What sort of research at the Kennedy requires this level of computational power?
It isn’t just the specialised computational biology groups doing this type of sequencing. Next generation sequencing like single cell RNA-seq, and other derivatives are producing a lot of data and they’ve recently become a standard technique among lots of groups at the Institute.
The Kennedy is well known for being at the cutting edge of imaging technologies and Mike Dustin and Marco Fritzsche’s groups are using new capabilities, particularly around lattice light sheet microscopy. Imaging can produce an order of two magnitudes more data per day than sequencing does, for example.
Imagine a sample of diseased human tissue. With the advanced microscopy techniques, light slices can be taken across the sample at different visible wavelengths at different levels. Then a three-dimensional view can be reconstructed and analysed to understand whether there is anything unusual within the cells to indicate or explain disease. That produces a lot of data. We may also want to look at this imaging data at the same time as looking at sequencing data and start correlating what the image is telling us in terms of cells’ behaviour and neighbourhood, with what genes are regulated or deregulated, or switched on and switched off within those cells.
So now, for the first-time, this so-called spatial ‘omics approach allows us to ascribe those pieces of information into actual locations on the tissue giving us a better understanding of the biology of why things are happening. Other techniques include proteomics, where instead of looking at DNA, we look at proteins in the cell. That’s an even larger piece of data. And research computing is the only way to capture, analyse and interpret this data.

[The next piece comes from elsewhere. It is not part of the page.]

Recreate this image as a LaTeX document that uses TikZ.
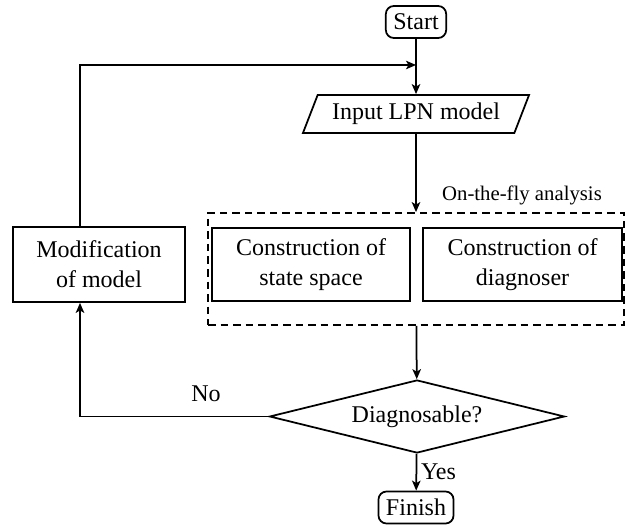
\documentclass[tikz,border=0pt]{standalone}
\usepackage{fontspec}
\setmainfont{Liberation Serif}
\usetikzlibrary{shapes.geometric,arrows.meta,positioning}
\begin{document}
\begin{tikzpicture}[x=0.4pt,y=-0.4pt,
  font=\fontsize{9.6}{12}\selectfont,
  line width=0.7pt,
  arr/.style={-{Stealth[length=4pt,width=3.4pt,inset=1pt]}},
  term/.style={draw,rounded corners=3.2pt,inner xsep=3pt,inner ysep=0pt,minimum height=12.8pt},
  procbox/.style={draw,align=center,inner sep=0pt},
  dec/.style={draw,diamond,aspect=4,inner sep=0pt,minimum width=118pt,minimum height=29.2pt},
  inbox/.style={draw,trapezium,trapezium left angle=60,trapezium right angle=120,trapezium stretches=true,minimum width=90.8pt,minimum height=15.2pt,inner sep=0pt}
]
\useasboundingbox (0,0) rectangle (625,525);
\node[term] (start) at (416,22) {Start};
\node[inbox] (inp) at (416,114) {Input LPN model};
\node[draw,dash pattern=on 3pt off 2pt,minimum width=166.4pt,minimum height=44.8pt,inner sep=0pt] (fly) at (416,269) {};
\node[font=\fontsize{8.3}{10}\selectfont] (flylab) at (522,195) {On-the-fly analysis};
\node[procbox,minimum width=79.2pt,minimum height=29.2pt] (ss) at (311,264.5) {Construction of\\state space};
\node[procbox,minimum width=79.6pt,minimum height=29.2pt] (dg) at (522.5,264.5) {Construction of\\diagnoser};
\node[procbox,minimum width=68.8pt,minimum height=30pt] (mod) at (99,264.5) {Modification\\of model};
\node[dec] (dia) at (417,416.5) {Diagnosable?};
\node[term] (fin) at (416,507.5) {Finish};
\coordinate (mb) at ([xshift=-7.6pt]mod.south);
\coordinate (mt) at ([xshift=-7.6pt]mod.north);
\coordinate (join) at (416,65);
\draw[arr] (start) -- (inp);
\draw[arr] (inp) -- (fly);
\draw[arr] (fly) -- (dia);
\draw[arr] (dia) -- node[right,inner sep=1.5pt] (yes) {Yes} (fin);
\draw[arr] (dia.west) -| (mb);
\node (no) at (206,394) {No};
\draw[arr] (mt) |- (join);
\end{tikzpicture}
\end{document}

Underpinning all of this it the ongoing challenge of how we capture and manage these very varied types of data in a consistent and coherent centralised location and use appropriate techniques to come up with insights about new biomarkers in the particular disease that we might not have understood before.
How has the facility been developed?
To offer a high-performance computing facility, we’re collaborating with the Biomedical Research Computing Group (BMRC) at the Big Data Institute and the Wellcome Centre for Human Genetics. This gives us access to a cross-campus high-performance computing facility that provides superior functionality to what could have been achieved in house.
Their computing facility offers many petabytes of data storage, a petabyte being roughly a thousand times a terabyte, or the equivalent of approximately 50,000 hard drives.
The way that they have built their storage, and the connection between the storage and the specialised compute, is very fast. It solves a lot of our problems of moving data around, and it is something that provides enhanced capability across the site.
What other advantages does it bring?
The facility enhances and supports collaboration between departments and researchers across the whole University, and this is another aspect that I'm really keen to develop in terms of the Kennedy/BMRC collaboration.
This was demonstrated in a recent research project within the medical sciences division called COMBAT in which I led the data management effort. COMBAT was a COVID-19 research programme that set out to understand the molecular differences between patients who only had mild COVID, those with moderate or severe symptoms, and those who had sadly died. Analysis was also performed on samples from patients who had sepsis and those with ‘flu because of their commonality with COVID.
The datasets were shared between 140 researchers from six different departments. We demonstrated the power of having all the data in one location, properly curated and labelled, providing the capability for researchers to question the dataset from their laptop at home while they were unable to return to the lab during lockdown. It allowed for much more rapid analysis than data kept in multiple silos and has demonstrated the importance of integrated data management and research computing approaches.